▸ Exercise input:
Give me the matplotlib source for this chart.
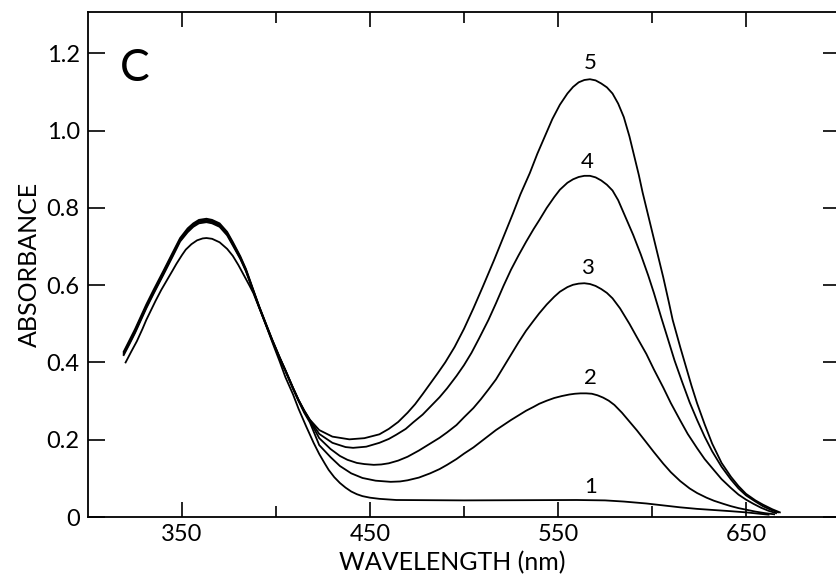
import matplotlib
matplotlib.use("Agg")
import matplotlib.pyplot as plt
from matplotlib.ticker import FixedLocator

plt.rcParams['font.family'] = ['Lato', 'DejaVu Sans']

# ---- data ----
wl_band = [319, 322, 325, 328, 331, 335, 340, 345, 349, 353, 356, 359, 363, 366, 370, 374, 377,
           381, 384, 388, 391, 395, 398, 402, 405, 409, 412, 415, 418]
c5_band = [0.428, 0.457, 0.486, 0.518, 0.550, 0.589, 0.636, 0.684, 0.722, 0.747, 0.760, 0.769, 0.772, 0.769, 0.760, 0.738, 0.712,
           0.675, 0.642, 0.587, 0.546, 0.496, 0.459, 0.413, 0.380, 0.335, 0.303, 0.276, 0.252]
c4_band = [0.425, 0.453, 0.482, 0.514, 0.546, 0.585, 0.632, 0.680, 0.719, 0.743, 0.757, 0.766, 0.769, 0.766, 0.757, 0.735, 0.709,
           0.672, 0.640, 0.585, 0.545, 0.495, 0.458, 0.412, 0.380, 0.335, 0.303, 0.275, 0.251]
c3_band = [0.422, 0.450, 0.479, 0.511, 0.543, 0.582, 0.629, 0.677, 0.716, 0.740, 0.754, 0.763, 0.766, 0.763, 0.754, 0.732, 0.706,
           0.670, 0.638, 0.584, 0.544, 0.494, 0.457, 0.411, 0.379, 0.334, 0.302, 0.273, 0.249]
c2_band = [0.419, 0.447, 0.476, 0.508, 0.540, 0.579, 0.626, 0.674, 0.713, 0.737, 0.751, 0.760, 0.763, 0.760, 0.751, 0.729, 0.703,
           0.668, 0.636, 0.583, 0.543, 0.493, 0.456, 0.410, 0.378, 0.332, 0.300, 0.270, 0.245]

wl5 = [423, 430, 439, 447, 455, 460, 465, 470, 474, 478, 482, 486, 490, 495, 500, 505, 510, 516, 521, 526,
       530, 535, 539, 543, 547, 551, 555, 558, 561, 564, 567, 570, 573, 576, 579, 582, 585, 588, 590, 593,
       595, 598, 601, 604, 606, 609, 611, 615, 618, 621, 624, 628, 632, 637, 642, 646, 650, 655, 659, 664, 668]
a5 = [0.225, 0.208, 0.201, 0.204, 0.214, 0.228, 0.246, 0.270, 0.292, 0.318, 0.345, 0.372, 0.400, 0.440, 0.487, 0.540, 0.596, 0.665, 0.725, 0.785,
      0.835, 0.890, 0.940, 0.985, 1.030, 1.067, 1.096, 1.113, 1.125, 1.131, 1.133, 1.130, 1.122, 1.112, 1.096, 1.070, 1.035, 0.985, 0.945, 0.885,
      0.840, 0.780, 0.720, 0.660, 0.620, 0.555, 0.510, 0.440, 0.390, 0.340, 0.294, 0.240, 0.190, 0.140, 0.104, 0.080, 0.060, 0.043, 0.032, 0.020, 0.012]

wl4 = [423, 430, 437, 441, 448, 455, 460, 464, 469, 473, 478, 482, 487, 491, 496, 500, 504, 508, 513, 517,
       521, 525, 529, 533, 537, 540, 544, 548, 551, 555, 558, 561, 564, 567, 570, 573, 576, 579, 582, 586,
       590, 594, 598, 601, 605, 608, 612, 616, 620, 624, 628, 632, 637, 642, 646, 650, 655, 659, 663, 667]
a4 = [0.215, 0.192, 0.181, 0.179, 0.182, 0.192, 0.202, 0.213, 0.228, 0.245, 0.265, 0.285, 0.310, 0.333, 0.365, 0.393, 0.425, 0.462, 0.510, 0.553,
      0.598, 0.640, 0.677, 0.712, 0.745, 0.768, 0.800, 0.828, 0.847, 0.865, 0.874, 0.880, 0.883, 0.883, 0.879, 0.871, 0.860, 0.845, 0.820, 0.775,
      0.730, 0.680, 0.625, 0.580, 0.515, 0.468, 0.405, 0.350, 0.297, 0.251, 0.208, 0.170, 0.130, 0.097, 0.074, 0.056, 0.040, 0.028, 0.019, 0.012]

wl3 = [423, 429, 434, 438, 443, 447, 452, 456, 460, 465, 470, 476, 482, 487, 491, 496, 500, 505, 509, 513,
       517, 521, 525, 529, 533, 537, 540, 544, 548, 551, 555, 558, 561, 564, 567, 570, 573, 576, 579, 583,
       588, 592, 597, 601, 606, 610, 615, 619, 624, 628, 633, 637, 642, 646, 650, 654, 658, 662, 666]
a3 = [0.204, 0.176, 0.158, 0.148, 0.140, 0.137, 0.135, 0.136, 0.139, 0.146, 0.156, 0.172, 0.190, 0.205, 0.219, 0.238, 0.258, 0.282, 0.305, 0.330,
      0.356, 0.388, 0.420, 0.452, 0.482, 0.508, 0.527, 0.550, 0.570, 0.583, 0.595, 0.601, 0.604, 0.605, 0.603, 0.598, 0.590, 0.580, 0.566, 0.540,
      0.500, 0.465, 0.422, 0.382, 0.335, 0.295, 0.250, 0.215, 0.178, 0.150, 0.121, 0.098, 0.075, 0.058, 0.045, 0.034, 0.024, 0.016, 0.010]

wl2 = [423, 429, 434, 440, 446, 453, 461, 466, 470, 476, 482, 487, 491, 496, 500, 505, 509, 513, 517, 521,
       525, 529, 533, 537, 540, 544, 548, 552, 556, 559, 562, 565, 568, 571, 574, 577, 580, 584, 588, 592,
       597, 601, 606, 610, 615, 620, 624, 629, 633, 638, 642, 646, 650, 655, 660, 665]
a2 = [0.186, 0.155, 0.132, 0.113, 0.101, 0.094, 0.091, 0.092, 0.095, 0.102, 0.113, 0.124, 0.135, 0.150, 0.164, 0.180, 0.195, 0.210, 0.225, 0.238,
      0.251, 0.263, 0.275, 0.285, 0.293, 0.301, 0.308, 0.313, 0.317, 0.319, 0.320, 0.320, 0.319, 0.315, 0.309, 0.301, 0.290, 0.270, 0.247, 0.224,
      0.193, 0.168, 0.138, 0.116, 0.093, 0.074, 0.062, 0.050, 0.042, 0.034, 0.028, 0.023, 0.019, 0.014, 0.010, 0.007]

wl1 = [320, 323, 326, 329, 331, 334, 336, 339, 342, 345, 347, 350, 352, 355, 358, 361, 363, 366, 370, 374,
       377, 380, 383, 386, 388, 392, 395, 399, 402, 405, 409, 412, 416, 420, 423, 426, 428, 431, 434, 437,
       440, 443, 446, 450, 455, 464, 500, 560, 575, 585, 597, 606, 615, 624, 633, 642, 650, 656, 662]
a1 = [0.400, 0.428, 0.455, 0.487, 0.510, 0.540, 0.560, 0.588, 0.613, 0.638, 0.655, 0.678, 0.692, 0.706, 0.716, 0.721, 0.722, 0.720, 0.711, 0.694,
      0.676, 0.652, 0.625, 0.598, 0.579, 0.530, 0.492, 0.440, 0.402, 0.362, 0.318, 0.280, 0.235, 0.192, 0.163, 0.138, 0.122, 0.103, 0.088, 0.076,
      0.066, 0.059, 0.054, 0.050, 0.047, 0.044, 0.043, 0.044, 0.043, 0.040, 0.035, 0.030, 0.025, 0.021, 0.018, 0.015, 0.012, 0.009, 0.006]

curve_labels = ['1', '2', '3', '4', '5']
label_wl = [567.5, 567, 565.5, 565.5, 567]
label_y = [0.078, 0.360, 0.644, 0.919, 1.175]

x_major = [350, 450, 550, 650]
x_minor = [400, 500, 600]
y_major = [0, 0.2, 0.4, 0.6, 0.8, 1.0, 1.2]
y_ticklabels = ['0', '0.2', '0.4', '0.6', '0.8', '1.0', '1.2']

# ---- figure ----
fig = plt.figure(figsize=(8.36, 5.82), dpi=100)
ax = fig.add_axes([88 / 836, 65 / 582, 752 / 836, 505 / 582])

lw = 1.3
ax.plot(wl1, a1, color='black', lw=lw, solid_joinstyle='round')
for band, wl, a in [(c2_band, wl2, a2), (c3_band, wl3, a3), (c4_band, wl4, a4), (c5_band, wl5, a5)]:
    ax.plot(wl_band + wl, band + a, color='black', lw=lw, solid_joinstyle='round')

for t, xw, yv in zip(curve_labels, label_wl, label_y):
    ax.text(xw, yv, t, ha='center', va='center', fontsize=16)

ax.text(317, 1.128, 'C', ha='left', va='baseline', fontsize=32)

ax.set_xlim(300, 700)
ax.set_ylim(0, 1.307)

ax.xaxis.set_major_locator(FixedLocator(x_major))
ax.xaxis.set_minor_locator(FixedLocator(x_minor))
ax.yaxis.set_major_locator(FixedLocator(y_major))
ax.set_yticklabels(y_ticklabels)

ax.tick_params(axis='both', which='both', direction='in', top=True, right=True, width=1.2, color='black')
ax.tick_params(axis='x', which='major', length=10.5, labelsize=17, pad=5)
ax.tick_params(axis='x', which='minor', length=8)
ax.tick_params(axis='y', which='major', length=12, labelsize=17, pad=6)

for s in ax.spines.values():
    s.set_linewidth(1.3)

ax.set_xlabel('WAVELENGTH (nm)', fontsize=18, labelpad=0)
ax.set_ylabel('ABSORBANCE', fontsize=18, labelpad=4)
ax.xaxis.set_label_coords(0.485, -0.068)

fig.savefig('out.png', dpi=100)
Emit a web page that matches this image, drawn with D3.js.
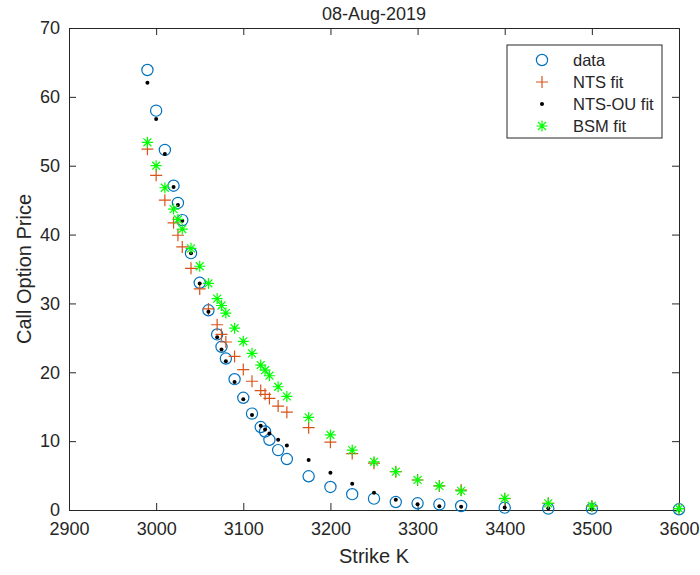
<!DOCTYPE html>
<html>
<head>
<meta charset="utf-8">
<script src="https://cdn.jsdelivr.net/npm/d3@7"></script>
<style>
  body { margin: 0; background: #fff; }
  text { font-family: "Liberation Sans", Arial, sans-serif; fill: #262626; }
</style>
</head>
<body>
<div id="chart"></div>
<script>
// strikes and prices
var strikes = [2990, 3000, 3010, 3020, 3025, 3030, 3040, 3050, 3060, 3070, 3075, 3080,
  3090, 3100, 3110, 3120, 3125, 3130, 3140, 3150, 3175, 3200, 3225, 3250, 3275, 3300,
  3325, 3350, 3400, 3450, 3500, 3600]
var dataPrice = [63.9, 58.0, 52.3, 47.1, 44.6, 42.1, 37.3, 33.0, 29.0, 25.5, 23.7, 22.0,
  19.0, 16.3, 14.0, 12.05, 11.4, 10.2, 8.7, 7.4, 4.9, 3.35, 2.3, 1.65, 1.16, 0.97,
  0.82, 0.58, 0.34, 0.2, 0.2, 0.1]
var ntsFit = [52.4, 48.6, 45.0, 41.7, 39.9, 38.2, 35.1, 32.1, 29.2, 26.9, 25.5, 24.4,
  22.3, 20.4, 18.7, 17.35, 16.8, 16.2, 15.1, 14.2, 11.95, 9.85, 8.2, 6.8, 5.57, 4.36,
  3.49, 2.9, 1.65, 0.97, 0.58, 0.19]
var ntsOuFit = [62.05, 56.8, 51.7, 46.9, 44.3, 42.0, 37.3, 32.9, 28.8, 25.1, 23.3, 21.6,
  18.6, 16.1, 13.8, 12.25, 11.7, 11.1, 10.2, 9.35, 7.25, 5.4, 3.8, 2.5, 1.5, 0.82,
  0.53, 0.48, 0.38, 0.24, 0.19, 0.05]
var bsmFit = [53.4, 50.0, 46.8, 43.7, 42.2, 40.8, 38.0, 35.4, 32.9, 30.7, 29.7, 28.6,
  26.4, 24.5, 22.75, 21.05, 20.3, 19.5, 17.9, 16.5, 13.45, 10.9, 8.7, 7.0, 5.57, 4.36,
  3.49, 2.78, 1.7, 0.97, 0.58, 0.19]
var xTicks = [2900, 3000, 3100, 3200, 3300, 3400, 3500, 3600]
var yTicks = [0, 10, 20, 30, 40, 50, 60, 70]
var legendNames = ["data", "NTS fit", "NTS-OU fit", "BSM fit"]

var W = 700, H = 575
var margin = {top: 28, right: 21, bottom: 65, left: 69}
var iw = W - margin.left - margin.right
var ih = H - margin.top - margin.bottom
var axisColor = "#262626"

var svg = d3.select("#chart").append("svg")
  .attr("width", W).attr("height", H)

var g = svg.append("g")
  .attr("transform", "translate(" + margin.left + "," + margin.top + ")")

var x = d3.scaleLinear().domain([2900, 3600]).range([0, iw])
var y = d3.scaleLinear().domain([0, 70]).range([ih, 0])

// axes with inward ticks on all 4 sides (matlab box on)
function styleAxis(sel) {
  sel.select(".domain").attr("stroke", axisColor)
  sel.selectAll(".tick line").attr("stroke", axisColor)
  sel.selectAll(".tick text").style("font-size", "18px").attr("fill", axisColor)
}
g.append("g").attr("transform", "translate(0," + ih + ")")
  .call(d3.axisBottom(x).tickValues(xTicks).tickFormat(d3.format("d"))
    .tickSize(-7).tickPadding(12).tickSizeOuter(0))
  .call(styleAxis)
g.append("g")
  .call(d3.axisLeft(y).tickValues(yTicks).tickSize(-7).tickPadding(9).tickSizeOuter(0))
  .call(styleAxis)
g.append("g")
  .call(d3.axisTop(x).tickValues(xTicks).tickSize(-7).tickSizeOuter(0).tickFormat(""))
  .call(styleAxis)
g.append("g").attr("transform", "translate(" + iw + ",0)")
  .call(d3.axisRight(y).tickValues(yTicks).tickSize(-7).tickSizeOuter(0).tickFormat(""))
  .call(styleAxis)

// marker painters
var blue = "#0072BD", orange = "#D95319", green = "#00FF00"
function drawCircle(sel, cx, cy) {
  sel.append("circle").attr("cx", cx).attr("cy", cy).attr("r", 5.6)
    .attr("fill", "none").attr("stroke", blue).attr("stroke-width", 1.2)
}
function drawPlus(sel, cx, cy) {
  var s = 6
  sel.append("path")
    .attr("d", "M" + (cx - s) + "," + cy + "H" + (cx + s) + "M" + cx + "," + (cy - s) + "V" + (cy + s))
    .attr("stroke", orange).attr("stroke-width", 1.2).attr("fill", "none")
}
function drawDot(sel, cx, cy) {
  sel.append("circle").attr("cx", cx).attr("cy", cy).attr("r", 2).attr("fill", "#000")
}
function drawStar(sel, cx, cy) {
  var s = 5.5, d = s * 0.72
  sel.append("path")
    .attr("d", "M" + (cx - s) + "," + cy + "H" + (cx + s) +
      "M" + cx + "," + (cy - s) + "V" + (cy + s) +
      "M" + (cx - d) + "," + (cy - d) + "L" + (cx + d) + "," + (cy + d) +
      "M" + (cx - d) + "," + (cy + d) + "L" + (cx + d) + "," + (cy - d))
    .attr("stroke", green).attr("stroke-width", 1.2).attr("fill", "none")
}

var series = [
  {vals: dataPrice, draw: drawCircle},
  {vals: ntsFit, draw: drawPlus},
  {vals: ntsOuFit, draw: drawDot},
  {vals: bsmFit, draw: drawStar}
]

series.forEach(function(s) {
  var layer = g.append("g")
  strikes.forEach(function(k, i) {
    s.draw(layer, x(k), y(s.vals[i]))
  })
})

// labels
svg.append("text").attr("x", margin.left + iw / 2).attr("y", 20)
  .attr("text-anchor", "middle").style("font-size", "18px").text("08-Aug-2019")
svg.append("text").attr("x", margin.left + iw / 2).attr("y", 563)
  .attr("text-anchor", "middle").style("font-size", "20px").text("Strike K")
svg.append("text")
  .attr("transform", "translate(31," + (margin.top + ih / 2) + ") rotate(-90)")
  .attr("text-anchor", "middle").style("font-size", "20px").text("Call Option Price")

// legend
var leg = svg.append("g")
leg.append("rect").attr("x", 507).attr("y", 45).attr("width", 155).attr("height", 93)
  .attr("fill", "#fff").attr("stroke", axisColor).attr("stroke-width", 1)
legendNames.forEach(function(name, i) {
  var ry = 60 + i * 22
  series[i].draw(leg, 542, ry)
  leg.append("text").attr("x", 573).attr("y", ry + 6)
    .style("font-size", "16.5px").text(name)
})
</script>
</body>
</html>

▸ Stated goal: Go back to the entries above and restate word for word every line from the first through the one that contains "plt.rcParams['font.family'] = ['Lato', 'DejaVu", leaving the pictures behind.

▸ In response:
Give me the matplotlib source for this chart.
import matplotlib
matplotlib.use("Agg")
import matplotlib.pyplot as plt
from matplotlib.ticker import FixedLocator

plt.rcParams['font.family'] = ['Lato', 'DejaVu Sans']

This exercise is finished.